In fletching an arrow the flights are typically oriented such that one flight lies in a plane orthogonal to the bow string when the arrow and string are engaged. However, the hunting and sporting bowman has available to him a variety of arrow supports which are coupled to the bow itself. For proper functioning, without misdirection of the path of the arrow from the bow, certain arrow supports require that the arrangement of the flights on the arrow shaft be offset from the conventional position. To this end, the invention provides for the incremental rotation of the nock engaging and aligning means 34 such that in fletching an arrow the flights may be positioned properly for use with the arrow support being utilized by the bowman.
Referring again to FIG. 1: arrow 12 is inserted into tool 10 through central opening 11 from whence it passes into the top of counter-bore 42 in slide shaft or spool 19. It continues this passage until nock end 39 of arrow shaft 12 engages with nock engaging extension 35 of the engaging and alignment means 34. When a preformed flight 15 is emplaced within fletching guide 13 and the guides raised upwards to adhere the flight to the arrow shaft, the flight may, for example, lie along the dashed line M1 indicated in FIG. 5. The bowman however may desire that the flight should lie instead, along M2 of FIG. 5.
To accomplish this desired end, arrow shaft 12, with nock end 13 engaged with nock engaging extension 35, is rotated in the direction indicated by the arrow R1. The force of this rotation of arrow shaft 12 is communicated through nock engaging extension 35 causing nock engaging and aligning means 34 to overcome the force exerted by spring 37. The effect of overcoming this spring loaded force is to permit nock engaging and aligning means 34 to rotate in the direction of arrow R2 such that pin 21 now engages in an adjacent notch detent 36 from that in which it was originally engaged.

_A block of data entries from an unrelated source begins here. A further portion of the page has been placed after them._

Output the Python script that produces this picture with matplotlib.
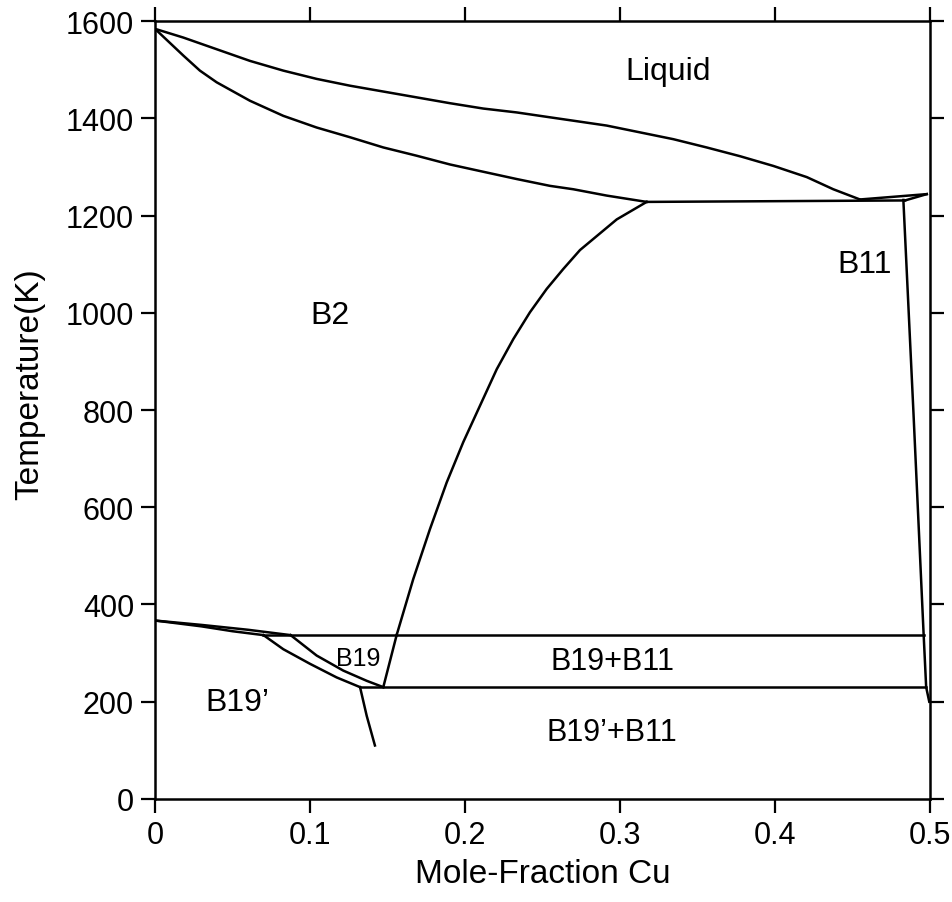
import numpy as np
import matplotlib.pyplot as plt

plt.rcParams['font.family'] = ['Liberation Sans', 'DejaVu Sans']

# liquidus and solidus of B2
liq_x = [0, 0.0183, 0.0398, 0.0613, 0.0828, 0.1043, 0.1258, 0.1473, 0.1688, 0.1903,
         0.2118, 0.2334, 0.2548, 0.2699, 0.2914, 0.3129, 0.3344, 0.3559, 0.3774,
         0.3989, 0.4205, 0.4376, 0.4548]
liq_T = [1584, 1566, 1542, 1518, 1498, 1481, 1467, 1455, 1443, 1431,
         1420, 1412, 1402, 1395, 1385, 1371, 1357, 1340, 1322,
         1302, 1279, 1254, 1233]
sol_x = [0, 0.0183, 0.029, 0.0398, 0.0613, 0.0828, 0.1043, 0.1258, 0.1473, 0.1688,
         0.1903, 0.2118, 0.2334, 0.2548, 0.2699, 0.2914, 0.3172]
sol_T = [1584, 1529, 1498, 1474, 1436, 1405, 1381, 1361, 1340, 1323,
         1305, 1290, 1275, 1261, 1254, 1241, 1228]

# B2 / (B2+B11) solvus
solv_x = [0.1559, 0.1666, 0.1774, 0.1882, 0.1989, 0.2097, 0.2205, 0.2312, 0.2419,
          0.2527, 0.2634, 0.2742, 0.2979, 0.3172]
solv_T = [337, 452, 555, 651, 734, 809, 884, 946, 1001, 1049, 1090, 1129, 1192, 1228]

# peritectic line and B11 liquidus wedge
peri_x = [0.3172, 0.4839]
peri_T = [1228, 1231]
wedge_top_x = [0.4548, 0.4979]
wedge_top_T = [1233, 1244]
wedge_bot_x = [0.4839, 0.4979]
wedge_bot_T = [1231, 1244]

# B11 phase boundary
b11_x = [0.4828, 0.4893, 0.4957, 0.4975, 0.4995]
b11_T = [1232, 795, 350, 230, 200]

# martensitic transformation lines
a_x = [0, 0.03, 0.06, 0.0875]
a_T = [367, 358, 348, 337]
b_x = [0, 0.03, 0.05, 0.07]
b_T = [367, 355, 345, 337]
c_x = [0.07, 0.0828, 0.1, 0.1172, 0.1323]
c_T = [337, 308, 278, 250, 230]
d_x = [0.0875, 0.1043, 0.1215, 0.1366, 0.1473]
d_T = [337, 295, 264, 243, 230]
e_x = [0.1323, 0.1366, 0.1419]
e_T = [230, 171, 110]
f_x = [0.1473, 0.1559]
f_T = [230, 337]
hi_x = [0.07, 0.4959]
hi_T = [337, 337]
lo_x = [0.1323, 0.4975]
lo_T = [230, 230]

labels = ['Liquid', 'B2', 'B11', 'B19', "B19\u2019", 'B19+B11', "B19\u2019+B11"]
lab_x = [0.331, 0.113, 0.458, 0.131, 0.053, 0.295, 0.295]
lab_T = [1497, 995, 1100, 290, 200, 284, 138]
lab_size = [23, 23, 23, 18, 23, 22, 22]

fig = plt.figure(figsize=(9.53, 9.03), dpi=100)
ax = fig.add_axes([0.1626, 0.1141, 0.8133, 0.8615])

lines = [(liq_x, liq_T), (sol_x, sol_T), (solv_x, solv_T), (peri_x, peri_T),
         (wedge_top_x, wedge_top_T), (wedge_bot_x, wedge_bot_T), (b11_x, b11_T),
         (a_x, a_T), (b_x, b_T), (c_x, c_T), (d_x, d_T), (e_x, e_T), (f_x, f_T),
         (hi_x, hi_T), (lo_x, lo_T)]
for xs, ts in lines:
    ax.plot(xs, ts, color='black', lw=1.8, solid_joinstyle='round')

for s, x, t, fs in zip(labels, lab_x, lab_T, lab_size):
    ax.text(x, t, s, fontsize=fs, ha='center', va='center')

ax.set_xlim(0, 0.5)
ax.set_ylim(0, 1600)
ax.set_xticks([0, 0.1, 0.2, 0.3, 0.4, 0.5])
ax.set_xticklabels(['0', '0.1', '0.2', '0.3', '0.4', '0.5'])
ax.set_yticks(range(0, 1601, 200))
ax.tick_params(direction='out', length=10, width=1.6, labelsize=22,
               top=True, right=True, pad=5)
for sp in ax.spines.values():
    sp.set_linewidth(1.8)
ax.set_xlabel('Mole-Fraction Cu', fontsize=24, labelpad=6)
ax.set_ylabel('Temperature(K)', fontsize=24)
ax.yaxis.set_label_coords(-0.141, 0.535)

fig.savefig('out.png', dpi=100)
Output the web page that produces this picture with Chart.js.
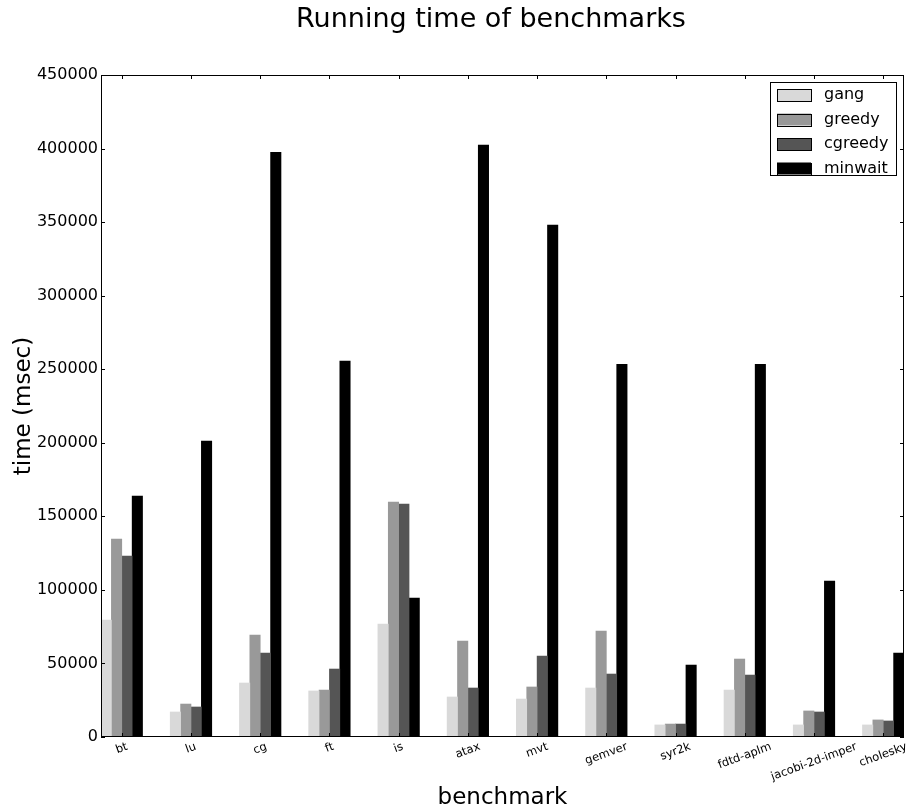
<!DOCTYPE html>
<html>
<head>
<meta charset="utf-8">
<title>Running time of benchmarks</title>
<script src="https://cdn.jsdelivr.net/npm/chart.js@4.4.1/dist/chart.umd.min.js"></script>
<style>
    html, body { margin: 0; padding: 0; background: #fff; }
    canvas { display: block; }
</style>
</head>
<body>
<canvas id="runtime-chart" width="907" height="810"></canvas>
<script>
const benchmarks = ['bt', 'lu', 'cg', 'ft', 'is', 'atax', 'mvt', 'gemver', 'syr2k', 'fdtd-aplm', 'jacobi-2d-imper', 'cholesky'];

// running time in msec per scheduler
const gang    = [79500, 17000, 36700, 31300, 76800, 27200, 25800, 33300, 8200, 31900, 8200, 8200];
const greedy  = [134500, 22400, 69300, 31900, 159700, 65200, 34000, 72000, 8800, 53000, 17700, 11600];
const cgreedy = [123000, 20400, 57100, 46200, 158300, 33300, 55000, 42800, 8800, 42100, 17000, 10900];
const minwait = [163800, 201100, 397500, 255500, 94400, 402300, 347900, 253400, 48900, 253400, 106000, 57100];

const seriesNames = ['gang', 'greedy', 'cgreedy', 'minwait'];
const seriesColors = ['#d9d9d9', '#999999', '#555555', '#000000'];
const yTicks = [0, 50000, 100000, 150000, 200000, 250000, 300000, 350000, 400000, 450000];

const FONT = "'DejaVu Sans', 'Liberation Sans', sans-serif";
const BAR_W = 0.15;                  // bar width in x units, 4 bars per benchmark
const GROUP_MID = BAR_W * 2;         // tick sits in the middle of the group
const X_MAX = benchmarks.length - 1 + BAR_W * 4;

const allSeries = [gang, greedy, cgreedy, minwait];

const datasets = allSeries.map((values, k) => ({
    label: seriesNames[k],
    data: values.map((v, i) => ({ x: i + BAR_W * (k + 0.5), y: v })),
    backgroundColor: seriesColors[k],
    borderWidth: 0,
    barPercentage: 1,
    categoryPercentage: 1,
    grouped: false
}));

// frame, inward ticks, rotated benchmark names, title and legend box
const decorations = {
    id: 'decorations',
    afterDraw(chart) {
        const { ctx, chartArea: a, scales: { x, y } } = chart;
        ctx.save();

        ctx.strokeStyle = '#000';
        ctx.lineWidth = 1;
        ctx.strokeRect(Math.round(a.left) + 0.5, Math.round(a.top) + 0.5,
            Math.round(a.right - a.left) - 1, Math.round(a.bottom - a.top) - 1);

        ctx.beginPath();
        x.ticks.forEach(t => {
            const px = Math.round(x.getPixelForValue(t.value)) + 0.5;
            ctx.moveTo(px, a.bottom); ctx.lineTo(px, a.bottom - 4);
            ctx.moveTo(px, a.top); ctx.lineTo(px, a.top + 4);
        });
        yTicks.forEach(v => {
            const py = Math.round(y.getPixelForValue(v)) + 0.5;
            ctx.moveTo(a.left, py); ctx.lineTo(a.left + 4, py);
            ctx.moveTo(a.right, py); ctx.lineTo(a.right - 4, py);
        });
        ctx.stroke();

        // benchmark names, rotated 20 degrees and centred under each tick
        const rot = 20 * Math.PI / 180;
        const fs = 11.5;
        ctx.fillStyle = '#000';
        ctx.font = fs + 'px ' + FONT;
        ctx.textAlign = 'center';
        ctx.textBaseline = 'middle';
        benchmarks.forEach((name, i) => {
            const px = x.getPixelForValue(i + GROUP_MID);
            const w = ctx.measureText(name).width;
            const boxH = w * Math.sin(rot) + fs * Math.cos(rot);
            ctx.save();
            ctx.translate(px, a.bottom + 4 + boxH / 2);
            ctx.rotate(-rot);
            ctx.fillText(name, 0, 0);
            ctx.restore();
        });

        ctx.font = '27px ' + FONT;
        ctx.fillText('Running time of benchmarks', 491, 20);

        // legend
        const lx = a.right - 134, ly = a.top + 7;
        ctx.fillStyle = '#fff';
        ctx.fillRect(lx, ly, 126, 93);
        ctx.strokeRect(Math.round(lx) + 0.5, Math.round(ly) + 0.5, 126, 93);
        ctx.font = '16px ' + FONT;
        ctx.textAlign = 'left';
        seriesNames.forEach((name, k) => {
            const cy = ly + 13 + k * 24.5;
            ctx.fillStyle = seriesColors[k];
            ctx.fillRect(lx + 7, cy - 6, 34, 12);
            ctx.strokeRect(Math.round(lx + 7) + 0.5, Math.round(cy - 6) + 0.5, 34, 12);
            ctx.fillStyle = '#000';
            ctx.fillText(name, lx + 54, cy);
        });

        ctx.restore();
    }
};

new Chart(document.getElementById('runtime-chart'), {
    type: 'bar',
    data: { datasets: datasets },
    options: {
        responsive: false,
        animation: false,
        devicePixelRatio: 1,
        layout: { padding: { top: 75, right: 3, left: 0, bottom: 0 } },
        plugins: {
            legend: { display: false },
            tooltip: { enabled: false },
            title: { display: false }
        },
        scales: {
            x: {
                type: 'linear',
                min: 0,
                max: X_MAX,
                offset: false,
                grid: { display: false, drawTicks: false },
                border: { display: false },
                ticks: { display: false },
                afterBuildTicks: s => { s.ticks = benchmarks.map((_, i) => ({ value: i + GROUP_MID })); },
                afterFit: s => { s.height = 73; },
                title: {
                    display: true,
                    text: 'benchmark',
                    color: '#000',
                    font: { family: FONT, size: 23, lineHeight: 1 },
                    padding: { top: 0, bottom: 0 }
                }
            },
            y: {
                min: 0,
                max: 450000,
                grid: { display: false, drawTicks: false },
                border: { display: false },
                afterBuildTicks: s => { s.ticks = yTicks.map(v => ({ value: v })); },
                afterFit: s => { s.width = 101; },
                ticks: {
                    color: '#000',
                    padding: 3,
                    font: { family: FONT, size: 16 },
                    callback: v => String(v)
                },
                title: {
                    display: true,
                    text: 'time (msec)',
                    color: '#000',
                    font: { family: FONT, size: 23, lineHeight: 1 },
                    padding: { top: 13, bottom: 0 }
                }
            }
        }
    },
    plugins: [decorations]
});
</script>
</body>
</html>
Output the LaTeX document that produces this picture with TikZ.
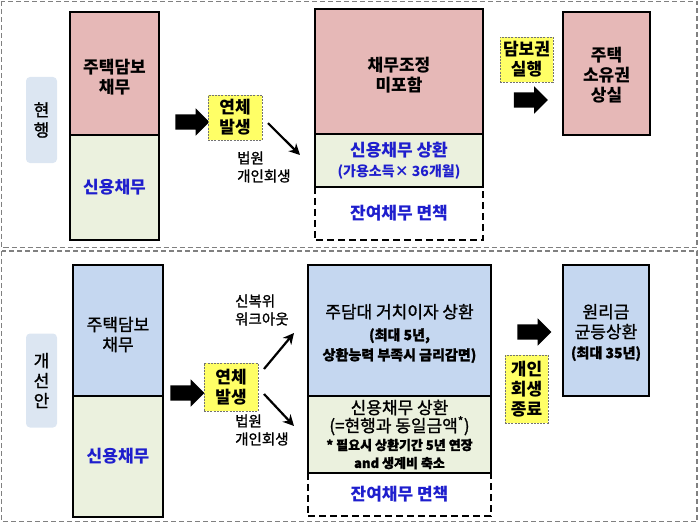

In this manner the nock engaging and aligning means 34 may be rotated to a position which provides for adhering fletching to arrow shaft 12 in accord with the geometry required by a specific selected arrow support device used by the archer.
It should be noted in FIG. 3, that when an arrow shaft 21 is inserted into the counter-bored opening 42 of spool 19, this shaft must pass through a mandril 28 having compression arms 30. See FIG. 6 as well. Mandril 28 with its compression arms 30 extends the usefulness of the tool 10 in that a variety of arrow shafts 21 of different diameters may be fletched using tool 10. Counter-bore opening 42 is of a diameter to accept the largest size arrow shaft anticipated for use with the tool. Compression arms 30 of mandril 28 may then be compressed inward to embrace the arrow shaft and hold it in place. This arrangement is shown in FIG. 6.
The assembly of the elements of tool 10, shown in FIG. 3, into the finished tool illustrated in FIG. 6 proceeds as follows: Helical spring 24 is inserted over mandril 28 coming to rest on shoulder 25 of spool 19. Locking cylinder 20 is next emplaced over both spring 24 and mandril 28. Locking cylinder 20 will be disclosed as the means for closing fletching guides 13 about arrow shaft 12.
With spring 24 and locking cylinder 20 emplaced on mandril 28, the subassembly of helical spring 37 and nock engaging and aligning means 34 are inserted upward into counter-bore 42.
The inverted L-shaped slot 22 is oriented to align with hole 33 in spool 19. Appropriate compressive forces are applied to the parts to permit pin 21 to be inserted through slot 22 and into hole 33 where it will pass beneath the detent notches 36 of nock engaging and aligning means 34 to engage in a similar opposite hole 33 whereby pin 21 will be maintained in position acting as detent pin for nock engaging and aligning means 34 and as the locking key, within slot 22, for the closure means, locking cylinder 20.
At this point fletching guides 13 may be emplaced in the assembly. Spool 19 is pushed upwards into locking cylinder 20 so as to compress helical spring 24 and permit the emplacement of pin 21 in place within the horizontal leg of the inverted L-shaped slot 22. This arrangement locks spool 19 and cylinder 20 in position with the compression arms 30 of mandril 28 extending outside the boundaries of cylinder 20. This will permit fletching guides 13 to be assembled to compression arms 30.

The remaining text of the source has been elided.